- 16 Mar 2019
- 2 min read
India and the US can now exchange country-by-country (CbC) reports filed by the ultimate parent corporations based in either of the countries.
- That is, the Companies headquartered in the US but having operations and taxability in India now need not file country-by-country (CbC) reports in India.
- For such international companies, filing CbC reports in the US would be sufficient.
- This will reduce the compliance burden on their subsidiaries operating out of these countries.
- The Income-tax Act requires Indian subsidiaries of multinational companies to provide details of key financial statements from other jurisdictions where they operate.
- This provides the I-T Department with better operational view of such companies, primarily with regards to revenue and income tax paid.
- The provision was a part of the Base Erosion and Profit Shifting (BEPS) action plan, and later incorporated in I-T Act also.
Base Erosion and Profit Shifting (BEPS)
- BEPS is a term used to describe tax planning strategies that exploit mismatches and gaps that exist between the tax rules of different jurisdictions.
- It is done to minimise the corporation tax that is payable overall, by either making tax profits ‘disappear’ or shift profits to low tax jurisdictions where there is little or no genuine activity.

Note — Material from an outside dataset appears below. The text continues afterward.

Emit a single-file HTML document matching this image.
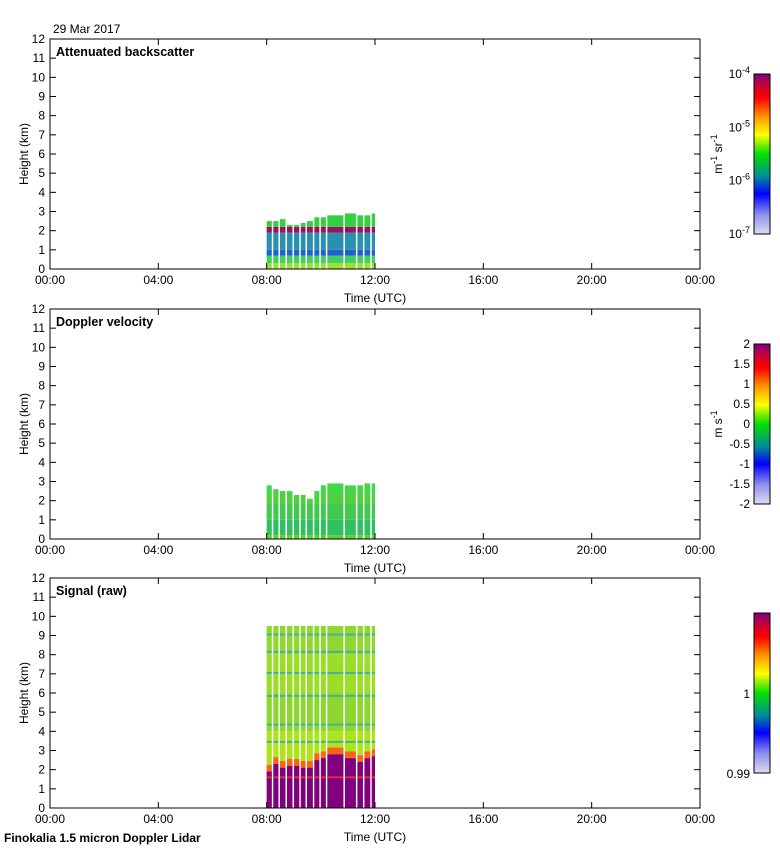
<!DOCTYPE html>
<html><head><meta charset="utf-8">
<style>
body{margin:0;background:#fff;width:780px;height:850px;overflow:hidden}
svg text{font-family:"Liberation Sans",sans-serif;fill:#000}
</style></head>
<body>
<svg id="fig" width="780" height="850" xmlns="http://www.w3.org/2000/svg">
<defs>
<linearGradient id="pal" x1="0" y1="1" x2="0" y2="0">
<stop offset="0" stop-color="#dcdcf0"/><stop offset="0.12" stop-color="#9090f0"/>
<stop offset="0.25" stop-color="#0000ff"/><stop offset="0.36" stop-color="#008c9a"/>
<stop offset="0.5" stop-color="#00e000"/><stop offset="0.62" stop-color="#ffff00"/>
<stop offset="0.73" stop-color="#ff9900"/><stop offset="0.85" stop-color="#ff0000"/>
<stop offset="0.92" stop-color="#d00030"/><stop offset="1" stop-color="#800080"/>
</linearGradient>
</defs>
<text x="53" y="33" font-size="12">29 Mar 2017</text>
<text x="4" y="842" font-size="12" font-weight="bold">Finokalia 1.5 micron Doppler Lidar</text>
</svg>
<script>
// Data
const segStarts = [8.0, 8.245, 8.49, 8.75, 9.01, 9.26, 9.49, 9.76, 10.0, 10.24, 10.89, 11.35, 11.61, 11.88];
const segEnd = 12.0;
const bscTops = [2.5, 2.5, 2.6, 2.3, 2.3, 2.4, 2.5, 2.7, 2.7, 2.8, 2.9, 2.8, 2.8, 2.9];
const velTops = [2.8, 2.6, 2.5, 2.5, 2.3, 2.3, 2.1, 2.5, 2.8, 2.9, 2.8, 2.8, 2.9, 2.9];
const sigPurpleTops = [1.9, 2.3, 2.1, 2.2, 2.2, 2.1, 2.1, 2.5, 2.6, 2.8, 2.6, 2.4, 2.6, 2.7];
const sigTop = 9.5;
// backscatter layers [bottomKm, topKm, color]
const bscLayers = [[0,0.3,"#a0e030"],[0.3,0.7,"#40d060"],[0.7,1.0,"#2060d0"],[1.0,1.9,"#2a90b0"],[1.9,2.2,"#a01060"]];
const bscAboveColor = "#30d040";
const velLayers = [[0,0.2,"#60d030"],[0.2,1.0,"#30c060"],[1.0,1.8,"#40c850"],[1.8,2.4,"#50d040"]];
const sigLayers = [[0,2,"#9adf20"],[2,4,"#aee41a"],[4,6,"#8cd830"],[6,8,"#9ade28"],[8,9.5,"#90d830"]];
const sigLines = [3.4, 4.3, 5.8, 7.0, 8.1, 9.0];
const sigRed = 0.35;
const yTicks = [0,1,2,3,4,5,6,7,8,9,10,11,12];
const xTicks = [0,4,8,12,16,20,24];
const xTickLabels = ["00:00","04:00","08:00","12:00","16:00","20:00","00:00"];
const panelTitles = ["Attenuated backscatter","Doppler velocity","Signal (raw)"];
const panelTops = [39, 309, 578];

const NS = "http://www.w3.org/2000/svg";
const svg = document.getElementById('fig');
const X0 = 50, X1 = 700, PH = 230;
const xs = h => X0 + h / 24 * (X1 - X0);
function mk(tag, attrs, parent){const e=document.createElementNS(NS,tag);for(const k in attrs)e.setAttribute(k,attrs[k]);(parent||svg).appendChild(e);return e;}

panelTops.forEach((top, p) => {
  const ys = km => top + PH - km / 12 * PH;
  const g = mk('g', {});
  
  
  segStarts.forEach((s, i) => {
    const e = i < segStarts.length - 1 ? segStarts[i+1] : segEnd;
    const xa = xs(s), w = xs(e) - xa - (i < segStarts.length - 1 ? 1.5 : 0);
    const rect = (b, t, c) => { const r = mk('rect', {x:xa, y:ys(t), width:w, height:ys(b)-ys(t), fill:c}, g);
        };
    if (p === 0) {
      bscLayers.forEach(L => rect(L[0], Math.min(L[1], bscTops[i]), L[2]));
      if (bscTops[i] > 2.2) rect(2.2, bscTops[i], bscAboveColor);
    } else if (p === 1) {
      velLayers.forEach(L => rect(L[0], Math.min(L[1], velTops[i]), L[2]));
      if (velTops[i] > 2.4) rect(2.4, velTops[i], "#40d848");
    } else {
      sigLayers.forEach(L => rect(L[0], L[1], L[2]));
      sigLines.forEach(l => rect(l, l + 0.1, "#40b0a0"));
      rect(sigPurpleTops[i], sigPurpleTops[i] + sigRed, "#ff6020");
      rect(0, sigPurpleTops[i], "#800080");
      rect(1.55, 1.65, "#e03040");
    }
  });
  mk('rect', {x:X0, y:top, width:X1-X0, height:PH, fill:'none', stroke:'#000', 'stroke-width':1}, g);
  yTicks.forEach(t => {
    const y = ys(t);
    mk('line', {x1:X0, y1:y, x2:X0+6, y2:y, stroke:'#000'}, g);
    mk('line', {x1:X1-6, y1:y, x2:X1, y2:y, stroke:'#000'}, g);
    const tx = mk('text', {x:X0-5, y:y+4, 'font-size':12, 'text-anchor':'end'}, g);
    tx.textContent = t;
    
    
  });
  xTicks.forEach((t, k) => {
    const x = xs(t);
    mk('line', {x1:x, y1:top, x2:x, y2:top+6, stroke:'#000'}, g);
    mk('line', {x1:x, y1:top+PH-6, x2:x, y2:top+PH, stroke:'#000'}, g);
    const tx = mk('text', {x:x, y:top+PH+15, 'font-size':12, 'text-anchor':'middle'}, g);
    tx.textContent = xTickLabels[k];
    
    
  });
  const xt = mk('text', {x:375, y:top+PH+33, 'font-size':12, 'text-anchor':'middle'}, g);
  xt.textContent = 'Time (UTC)';
  
  
  const yt = mk('text', {x:0, y:0, 'font-size':12, 'text-anchor':'middle', transform:`translate(28,${top+PH/2}) rotate(-90)`}, g);
  yt.textContent = 'Height (km)';
  
  
  const tt = mk('text', {x:56, y:top+17, 'font-size':12.5, 'font-weight':'bold'}, g);
  tt.textContent = panelTitles[p];
  
  
  const cb = mk('rect', {x:754, y:top+35, width:16, height:160, fill:'url(#pal)', stroke:'#000'}, g);
  
  
});

function lab(x, y, html, name){const t=mk('text',{x:x,y:y,'font-size':12,'text-anchor':'end'});t.innerHTML=html;
    return t;}
const bscExp = ["-4","-5","-6","-7"];
bscExp.forEach((e, i) => lab(750, 78 + i*53.3, `10<tspan font-size="9" dy="-5">${e}</tspan>`, 'colorbar-tick-label'));
const velLabels = ["2","1.5","1","0.5","0","-0.5","-1","-1.5","-2"];
velLabels.forEach((v, i) => lab(750, 348 + i*20, v, 'colorbar-tick-label'));
lab(750, 698, "1", 'colorbar-tick-label');
lab(750, 778, "0.99", 'colorbar-tick-label');
const u1 = mk('text', {x:0, y:0, 'font-size':12, 'text-anchor':'middle', transform:'translate(722,154) rotate(-90)'});
u1.innerHTML = 'm<tspan font-size="9" dy="-5">-1</tspan><tspan dy="5"> sr</tspan><tspan font-size="9" dy="-5">-1</tspan>';


const u2 = mk('text', {x:0, y:0, 'font-size':12, 'text-anchor':'middle', transform:'translate(722,424) rotate(-90)'});
u2.innerHTML = 'm s<tspan font-size="9" dy="-5">-1</tspan>';


</script>
</body></html>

- In general BEPS strategies are not illegal; rather they take advantage of different tax rules operating in different jurisdictions.
- BEPS is of major significance for developing countries due to their heavy reliance on corporate income tax, particularly from multinational enterprises (MNEs).
- The BEPS initiative is an OECD initiative, approved by the G20, to identify ways of providing more standardised tax rules globally.